Un matiz: conviene enfatizar que eso ocurre por cómo está hoy el toreo. Pero no siempre ha sido así. Cuando en la edad de oro del toreo los aficionados se encresparon con Joselito y Belmonte, precisamente por las ganaderías con las que se anunciaban, se produjo la célebre comida de los dos colosos: para acallar las críticas decidieron prodigarse más con las corridas de Miura y en las ferias de relevancia. Del orgullo torero de Antonio Ordóñez se cuenta cómo pedía una corrida seria para verse en la puerta de cuadrillas con quien fuera la novedad del año. Y lo solía hacer en Madrid, para la confirmación.

Pero, por más que nos guste mirar hacia el pasado, la historia se queda archivada en sus propios tiempos; luego la realidad diaria es lo que ocurre en los ruedos.

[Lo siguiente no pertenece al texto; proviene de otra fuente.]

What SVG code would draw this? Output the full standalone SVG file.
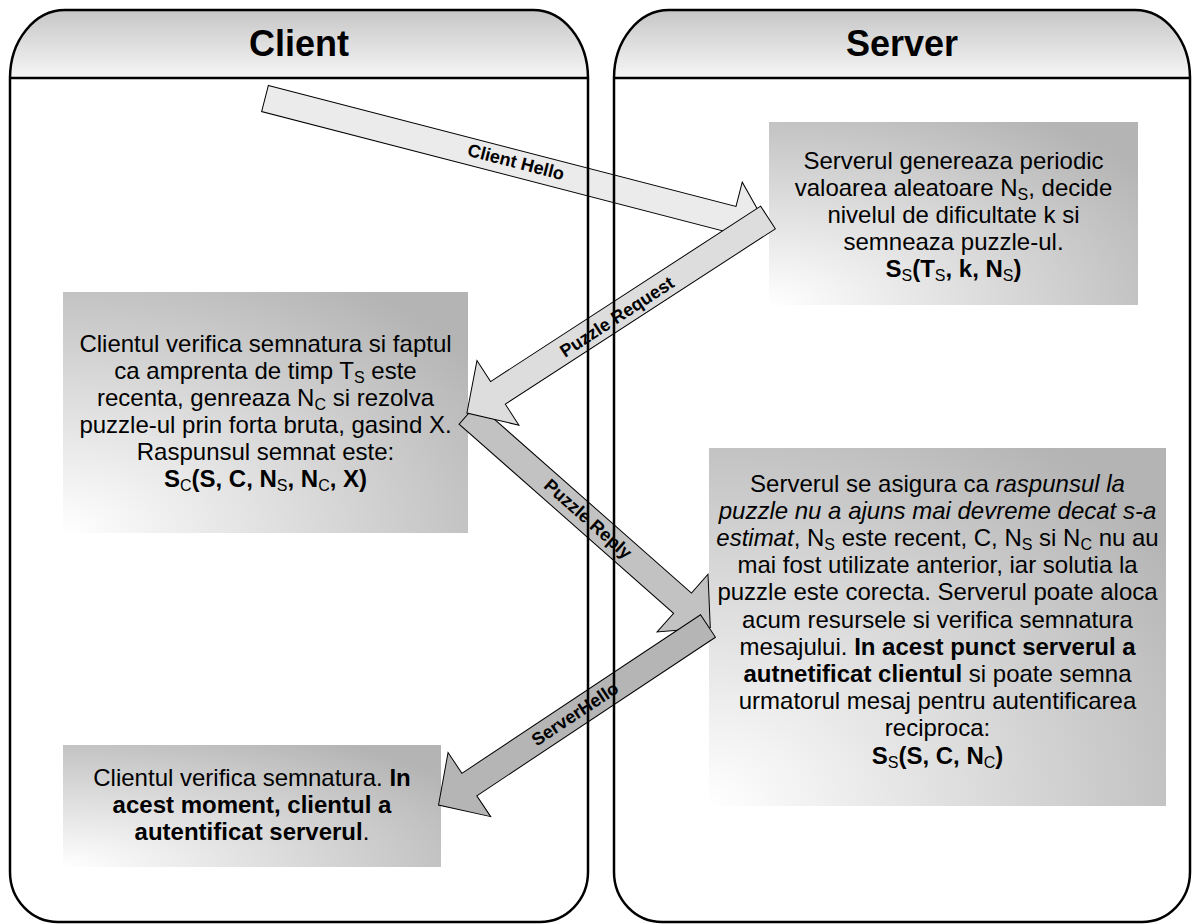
<svg xmlns="http://www.w3.org/2000/svg" width="1194" height="924" viewBox="0 0 1194 924">
<defs>
<linearGradient id="hdr" x1="0" y1="0" x2="0" y2="1"><stop offset="0" stop-color="#c6c6c6"/><stop offset="1" stop-color="#f6f6f6"/></linearGradient>
<radialGradient id="boxg" cx="0" cy="1" r="1.25" fx="0" fy="1"><stop offset="0" stop-color="#ffffff"/><stop offset="1" stop-color="#b4b4b4"/></radialGradient>
</defs>
<style>
text{font-family:"Liberation Sans",Arial,sans-serif;fill:#000}
.t{font-size:24px;text-anchor:middle}
.h{font-size:36px;font-weight:bold;text-anchor:middle}
.lbl{font-size:18px;font-weight:bold;text-anchor:middle}
.b{font-weight:bold}
.i{font-style:italic}
.s{font-size:16px;font-weight:normal}
.box{fill:url(#boxg)}
.arrow{stroke:#000;stroke-width:1;stroke-linejoin:miter}
.lane{fill:#fff}
.hdr{fill:url(#hdr)}
.border{fill:none;stroke:#000;stroke-width:2.5}
</style>

<g id="lane-client">
<path class="lane" d="M10,78 A55,68 0 0 1 65,10 H533 A55,68 0 0 1 588,78 V872 A48,50 0 0 1 540,922 H58 A48,50 0 0 1 10,872 Z"/>
<path class="hdr" d="M10,78 A55,68 0 0 1 65,10 H533 A55,68 0 0 1 588,78 Z"/>
<text class="h" x="299" y="56">Client</text>
</g>
<g id="lane-server">
<path class="lane" d="M614,78 A55,68 0 0 1 669,10 H1135 A55,68 0 0 1 1190,78 V872 A48,50 0 0 1 1142,922 H662 A48,50 0 0 1 614,872 Z"/>
<path class="hdr" d="M614,78 A55,68 0 0 1 669,10 H1135 A55,68 0 0 1 1190,78 Z"/>
<text class="h" x="902" y="56">Server</text>
</g>

<g id="server-generate">
<rect class="box" x="769" y="122" width="369" height="183"/>
<text class="t" x="953.5" y="168.5">Serverul genereaza periodic</text>
<text class="t" x="953.5" y="195.5">valoarea aleatoare N<tspan class="s" dy="4">S</tspan><tspan dy="-4">, decide</tspan></text>
<text class="t" x="953.5" y="222.5">nivelul de dificultate k si</text>
<text class="t" x="953.5" y="249.5">semneaza puzzle-ul.</text>
<text class="t b" x="953.5" y="276.5">S<tspan class="s" dy="4">S</tspan><tspan dy="-4">(T</tspan><tspan class="s" dy="4">S</tspan><tspan dy="-4">, k, N</tspan><tspan class="s" dy="4">S</tspan><tspan dy="-4">)</tspan></text>
</g>

<g id="client-solve">
<rect class="box" x="63" y="292" width="405" height="241"/>
<text class="t" x="265.5" y="352">Clientul verifica semnatura si faptul</text>
<text class="t" x="265.5" y="379">ca amprenta de timp T<tspan class="s" dy="4">S</tspan><tspan dy="-4"> este</tspan></text>
<text class="t" x="265.5" y="406">recenta, genreaza N<tspan class="s" dy="4">C</tspan><tspan dy="-4"> si rezolva</tspan></text>
<text class="t" x="265.5" y="433">puzzle-ul prin forta bruta, gasind X.</text>
<text class="t" x="265.5" y="460">Raspunsul semnat este:</text>
<text class="t b" x="265.5" y="487">S<tspan class="s" dy="4">C</tspan><tspan dy="-4">(S, C, N</tspan><tspan class="s" dy="4">S</tspan><tspan dy="-4">, N</tspan><tspan class="s" dy="4">C</tspan><tspan dy="-4">, X)</tspan></text>
</g>

<g id="server-verify">
<rect class="box" x="709" y="448" width="457" height="358"/>
<text class="t" x="937.5" y="491.5">Serverul se asigura ca <tspan class="i">raspunsul la</tspan></text>
<text class="t i" x="937.5" y="518.7">puzzle nu a ajuns mai devreme decat s-a</text>
<text class="t" x="937.5" y="545.9"><tspan class="i">estimat</tspan>, N<tspan class="s" dy="4">S</tspan><tspan dy="-4"> este recent, C, N</tspan><tspan class="s" dy="4">S</tspan><tspan dy="-4"> si N</tspan><tspan class="s" dy="4">C</tspan><tspan dy="-4"> nu au</tspan></text>
<text class="t" x="937.5" y="573.1">mai fost utilizate anterior, iar solutia la</text>
<text class="t" x="937.5" y="600.3">puzzle este corecta. Serverul poate aloca</text>
<text class="t" x="937.5" y="627.5">acum resursele si verifica semnatura</text>
<text class="t" x="937.5" y="654.7">mesajului. <tspan class="b">In acest punct serverul a</tspan></text>
<text class="t" x="937.5" y="681.9"><tspan class="b">autnetificat clientul</tspan> si poate semna</text>
<text class="t" x="937.5" y="709.1">urmatorul mesaj pentru autentificarea</text>
<text class="t" x="937.5" y="736.3">reciproca:</text>
<text class="t b" x="937.5" y="763.5">S<tspan class="s" dy="4">S</tspan><tspan dy="-4">(S, C, N</tspan><tspan class="s" dy="4">C</tspan><tspan dy="-4">)</tspan></text>
</g>

<g id="client-done">
<rect class="box" x="63" y="745" width="378" height="122"/>
<text class="t" x="252" y="786">Clientul verifica semnatura. <tspan class="b">In</tspan></text>
<text class="t b" x="252" y="813">acest moment, clientul a</text>
<text class="t" x="252" y="840"><tspan class="b">autentificat serverul</tspan>.</text>
</g>

<g id="connectors">
<g id="client-hello">
<polygon class="arrow" fill="#ebebeb" transform="translate(265,98.5) rotate(14.5)" points="0,-13.5 483,-13.5 483,-38.5 520,0 483,38.5 483,13.5 0,13.5"/>
<text class="lbl" transform="translate(516,162) rotate(14.5)" x="0" y="6">Client Hello</text>
</g>
<g id="puzzle-reply">
<polygon class="arrow" fill="#c2c2c2" transform="translate(468,414) rotate(41.4)" points="0,-13.5 286,-13.5 286,-38.5 323,0 286,38.5 286,13.5 0,13.5"/>
<text class="lbl" transform="translate(588,519) rotate(41.4)" x="0" y="6">Puzzle Reply</text>
</g>
<g id="puzzle-request">
<polygon class="arrow" fill="#dddddd" transform="translate(768,217.5) rotate(147)" points="0,-13.5 322,-13.5 322,-38.5 359,0 322,38.5 322,13.5 0,13.5"/>
<text class="lbl" transform="translate(617,317) rotate(-33)" x="0" y="6">Puzzle Request</text>
</g>
<g id="server-hello">
<polygon class="arrow" fill="#b5b5b5" transform="translate(708,626) rotate(146.4)" points="0,-13.5 286.5,-13.5 286.5,-38.5 323.5,0 286.5,38.5 286.5,13.5 0,13.5"/>
<text class="lbl" transform="translate(575,714) rotate(-33.6)" x="0" y="6">ServerHello</text>
</g>
</g>

<g id="lane-borders">
<path class="border" d="M10,78 A55,68 0 0 1 65,10 H533 A55,68 0 0 1 588,78 V872 A48,50 0 0 1 540,922 H58 A48,50 0 0 1 10,872 Z"/>
<path class="border" d="M10,78 H588"/>
<path class="border" d="M614,78 A55,68 0 0 1 669,10 H1135 A55,68 0 0 1 1190,78 V872 A48,50 0 0 1 1142,922 H662 A48,50 0 0 1 614,872 Z"/>
<path class="border" d="M614,78 H1190"/>
</g>
</svg>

Y hoy estamos como bien se sabe. Por un lado, al empresario se le exigen eso que llaman “carteles rematados”, que la postre no dejan de ser variaciones sobre la misma partitura del sota, caballo y rey. Pero, por otro, los aficionados desean otro toro muy diferente, más íntegro, más auténtico, más diverso en su origen. Probablemente quien trate de cohonestar ambas cuestiones sentirá una sensación de impotencia: ambas cosas hoy no se pueden dar a la vez.

En realidad, el problema en origen no radica tanto en ese toro diferente que hoy se reclama. La cuestión profunda se asienta sobre el estado de la cabaña de bravo, homogeneizada en exceso bajo el criterio de ese concepto que los taurinos llaman “el toro que sirve”. Con el añadido de la escasa predisposición de quienes mandan en el escalafón de anunciarse con hierros diferentes, bajo el paradigma de ir a las plazas con mayores garantías. Luego en demasiadas ocasiones con ese toro los aficionados se aburren soberanamente en las plazas. Pero eso parece que importa menos.

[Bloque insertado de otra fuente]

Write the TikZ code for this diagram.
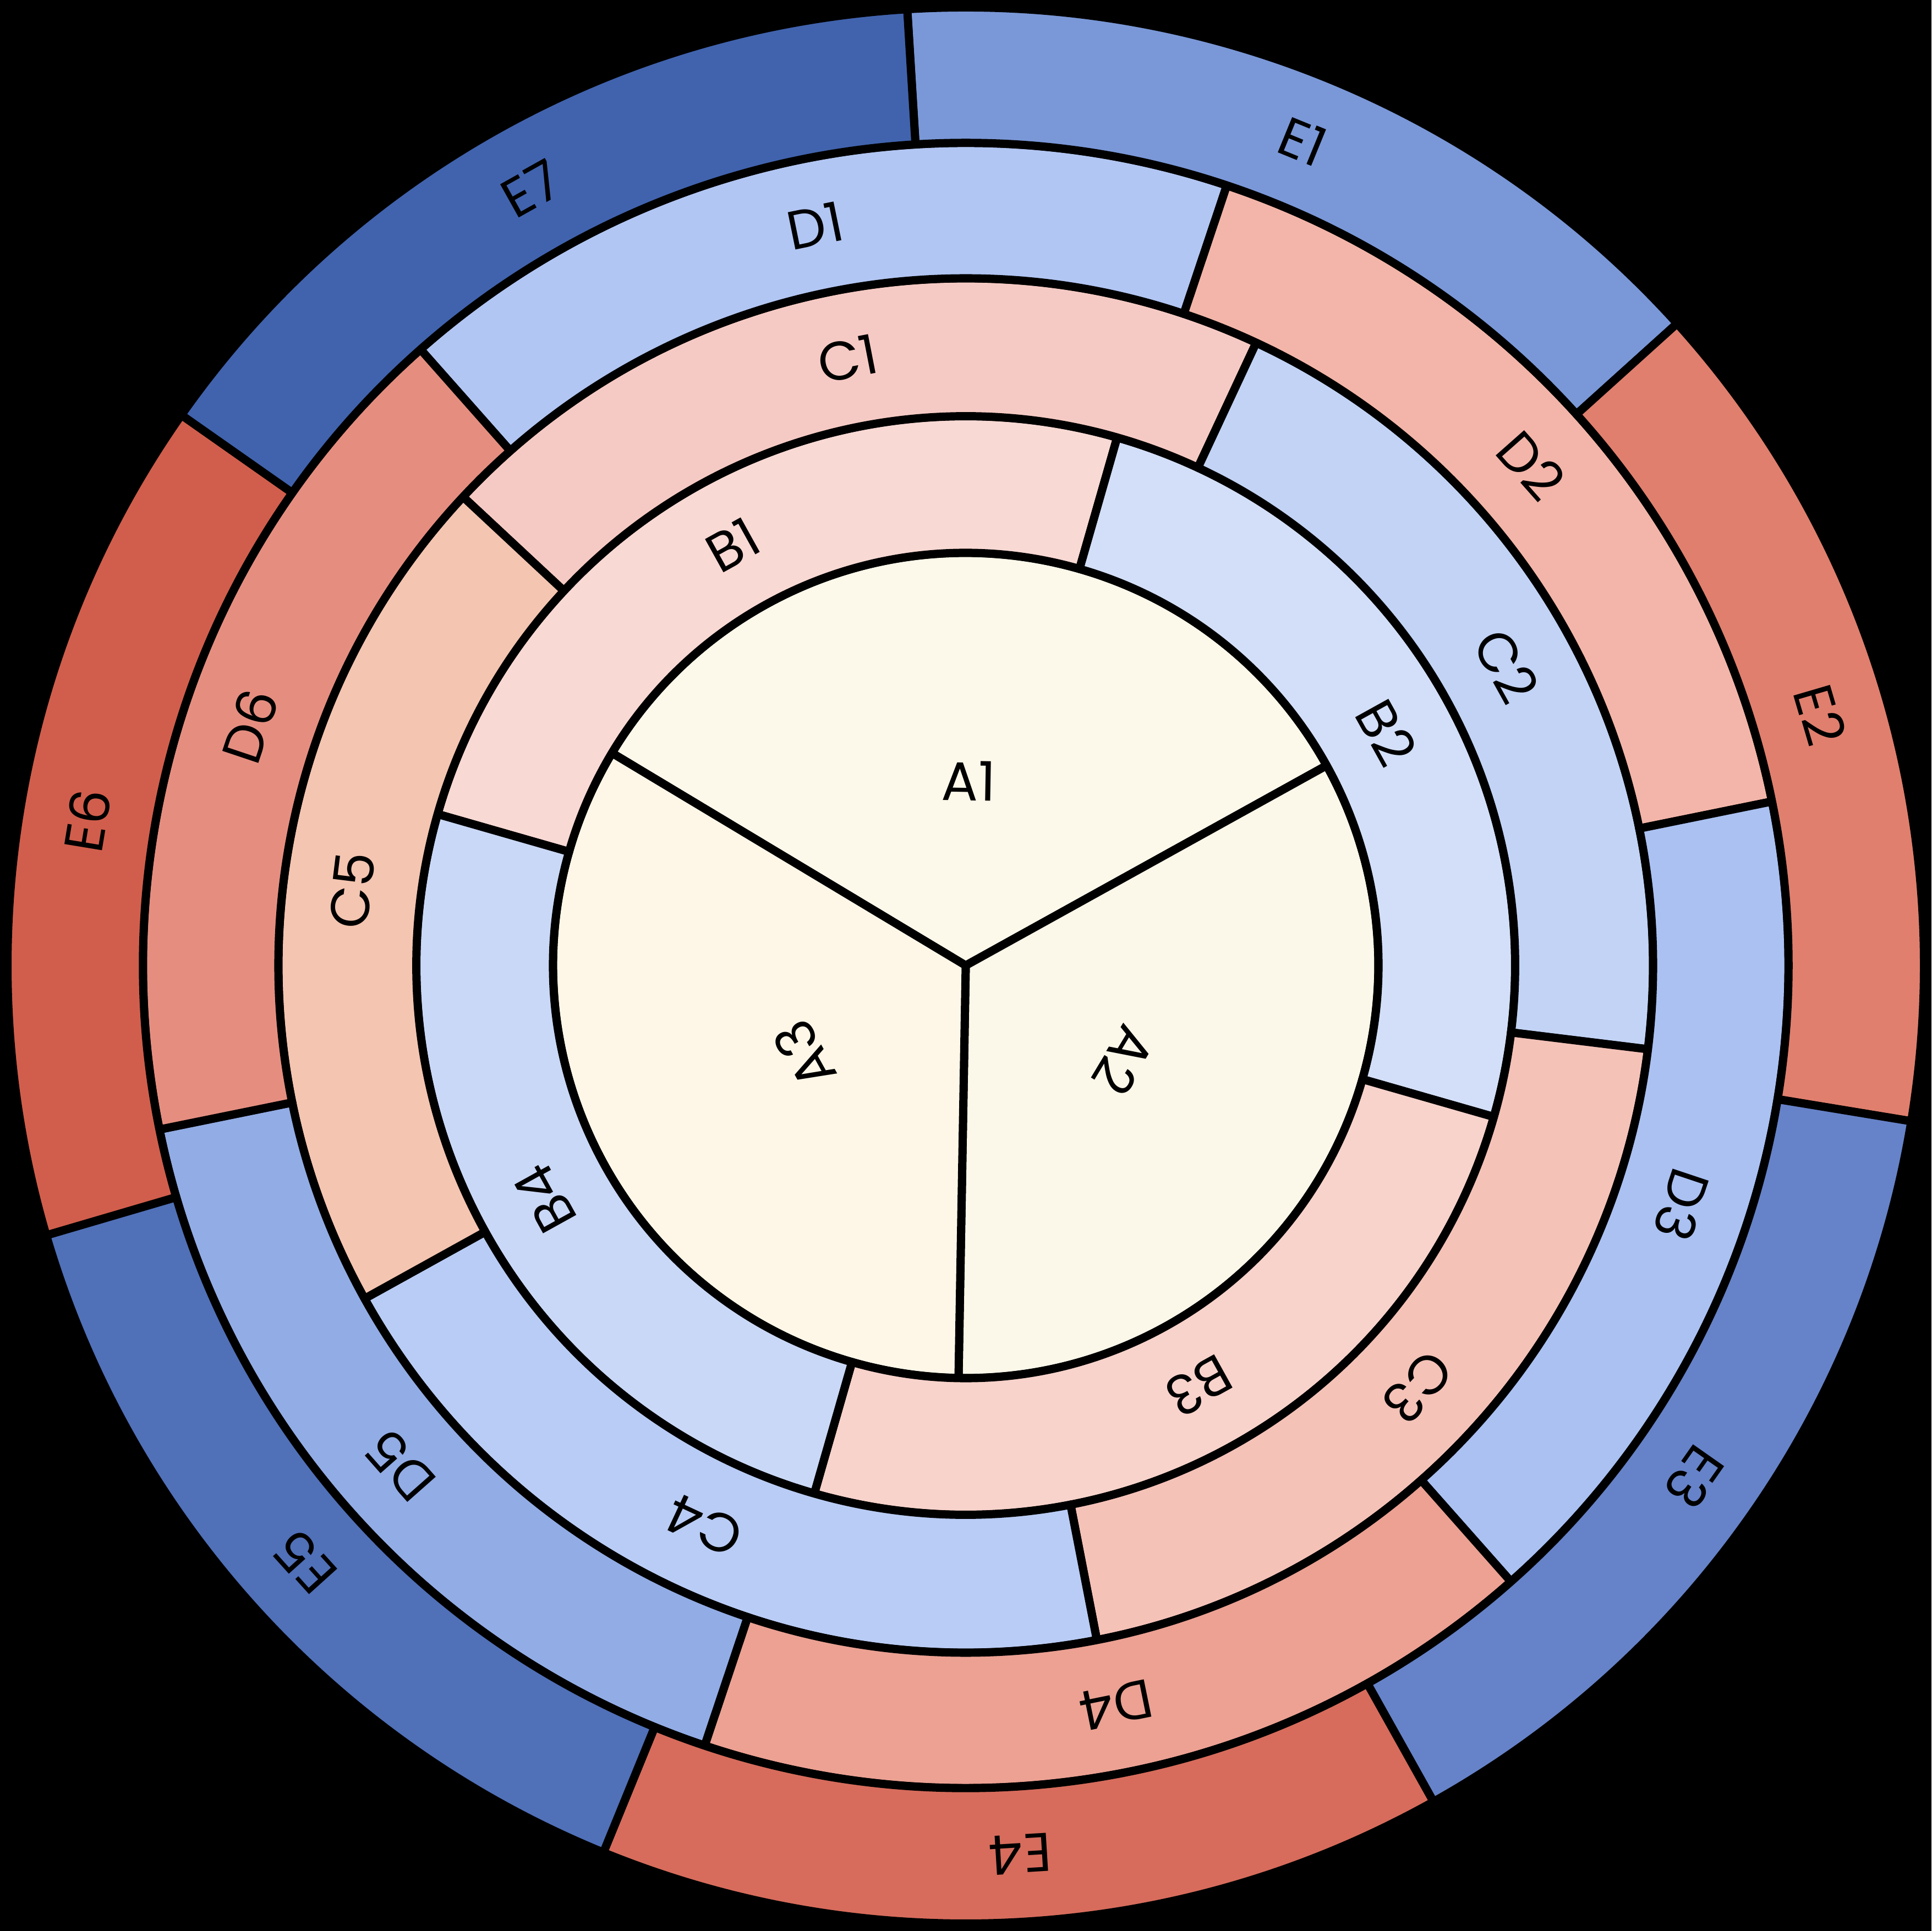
\documentclass[tikz,border=0pt]{standalone}
\usepackage{fontspec}
\setmainfont{Poppins}
\usepackage{xcolor}
\definecolor{colA1}{HTML}{FCF8EA}
\definecolor{colA2}{HTML}{FBF7E9}
\definecolor{colA3}{HTML}{FEF7E8}
\definecolor{colB1}{HTML}{F9D9D4}
\definecolor{colB2}{HTML}{D3DFF8}
\definecolor{colB3}{HTML}{F8D3CB}
\definecolor{colB4}{HTML}{CAD8F7}
\definecolor{colC1}{HTML}{F6CAC4}
\definecolor{colC2}{HTML}{C2D3F5}
\definecolor{colC3}{HTML}{F5C2B8}
\definecolor{colC4}{HTML}{B9CCF5}
\definecolor{colC5}{HTML}{F4C5B1}
\definecolor{colD1}{HTML}{B2C6F3}
\definecolor{colD2}{HTML}{F3B5A9}
\definecolor{colD3}{HTML}{AAC1F2}
\definecolor{colD4}{HTML}{ECA193}
\definecolor{colD5}{HTML}{92ACE5}
\definecolor{colD6}{HTML}{E58E80}
\definecolor{colE1}{HTML}{7A98D8}
\definecolor{colE2}{HTML}{E07F6E}
\definecolor{colE3}{HTML}{6683C9}
\definecolor{colE4}{HTML}{D76C5C}
\definecolor{colE5}{HTML}{5070B8}
\definecolor{colE6}{HTML}{D15E4C}
\definecolor{colE7}{HTML}{4163AE}

\begin{document}
\begin{tikzpicture}[x=1cm,y=1cm,
seg/.style={draw=black,line width=1.9pt,line join=round},
seglabel/.style={font=\fontsize{12.6}{14}\selectfont,text=black,inner sep=0pt}]
\fill[black] (-7.84,-7.84) rectangle (7.84,7.84);
\useasboundingbox (-7.84,-7.84) rectangle (7.84,7.84);
% centre ring, three wedges
\foreach \i in {1,2,3}{
  \pgfmathsetmacro{\aend}{149-(\i-1)*120}
  \pgfmathsetmacro{\astart}{\aend-120}
  \pgfmathsetmacro{\amid}{\aend-60}
  \fill[seg,fill=colA\i] (0,0) -- (\astart:3.35) arc[start angle=\astart,end angle=\aend,radius=3.35] -- cycle;
  \node[seglabel,rotate=\amid-90] (labA\i) at (\amid:1.5) {A\i};
}
% outer rings
\foreach \ring/\rin/\rout/\n/\aone/\rlab in {B/3.35/4.46/4/164/3.905,C/4.46/5.58/5/137/5.02,D/5.58/6.68/6/131.5/6.13,E/6.68/7.78/7/93.5/7.23}{
  \pgfmathsetmacro{\sweep}{360/\n}
  \foreach \i in {1,...,\n}{
    \pgfmathsetmacro{\aend}{\aone-(\i-1)*\sweep}
    \pgfmathsetmacro{\astart}{\aend-\sweep}
    \pgfmathsetmacro{\amid}{\aend-\sweep/2}
    \fill[seg,fill=col\ring\i] (\astart:\rin) arc[start angle=\astart,end angle=\aend,radius=\rin]
      -- (\aend:\rout) arc[start angle=\aend,end angle=\astart,radius=\rout] -- cycle;
    \node[seglabel,rotate=\amid-90] (lab\ring\i) at (\amid:\rlab) {\ring\i};
  }
}
\end{tikzpicture}
\end{document}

El ganadero que no cuenta con esas reses que hoy se demandan, corre el riesgo de tener que mandarlas al final matadero, o dedicarlas a los festejos populares; el horizonte más esperanzador radica en las plazas toristas de Francia. Pero pensar que en el abono de San Isidro una corrida de Prieto de la Cal, o de Isaías y Tulio Vázquez, la van a matar mano a mano El Juli y Roca Rey, supone haber desconectado de la realidad.

A todo ello debe unirse un factor decisorio: para nuestra desgracia, el peso de los aficionados en el conjunto de espectadores cada día es menor. Lo cual se traduce en un hecho empresarialmente incontestable: no siquiera todos los aficionados que reclaman el toro diferente van luego a los tendidos, cuando se anuncian en los carteles.

Siguiendo al clásico, nos encontramos, pues, que el empresario se debe enfrentar ante al viejo dilema de elegir entre “el mal menor y el bien posible”, a la hora de confeccionar sus abonos. Atender las reclamaciones de los aficionados presupone reducir las ventas; ceñirse a lo que los toreros exigen, defraudar a los más puristas. Simón Casas, que en ocasiones es demasiado hablador, ya dijo hace unos años aquella frase lapidaria que le perseguirá de por vida: “Hay que acabar con esos 20 o 25 integristas que por su comportamiento en determinadas plazas joden un espectáculo al que acuden 20.000 espectadores. No me escondo. Hablo claro”.

De medio a medio se equivocaba Casas. Quienes quieren un toro íntegro y con casta no son “25 integristas”, son muchísimos más, aunque se reconozcan que forman la bancada de las minorías en una plaza. Y además resultan necesarios: sin la continuada llamada de atención de esos que Casas moteja despectivamente de “integristas”, destruiríamos la barrera para que los desmanes no vayan a más.

Pero ni el más exigente de los aficionados sigue creyendo que los Reyes Magos son los padres; tienen los pies en el suelo. Por eso, mas allá de sueños utópicos, lo que de verdad reclaman es el toro íntegro; esto es, con todo su poder, con su dosis de casta, con su integridad intacta. En paralelo aspiran a que las figuras rompan con sus posiciones más conservadoras, que se arriesguen algo más con la diversidad de encastes y procedencias.

Y esto es posible, si entre todos los sectores de empeñan. Sin ir más lejos, no cabe olvidar que hoy se dan ejemplos de criadores que, viniendo desde lo hoy establecido como norma, buscan acercarse más a ese toro que reclaman los aficionados. El caso más conocido es el de Fuente Ymbro, que partiendo de una rama que es puro domecq, hoy le ha subido los niveles de casta de manera apreciable; o el de Alcurrucén, que siendo cien por cien núñez, no por ello cultiva en exclusiva el “toro predecible”. Bien es cierto que a costa en muchas ocasiones de que en la misma medida que aumentan la casta, se rebaja el nivel de los carteles en los que se anuncian. Frente a un encastado fuenteymbro, mucho mejor un suave garcigrande, dirán las figuras.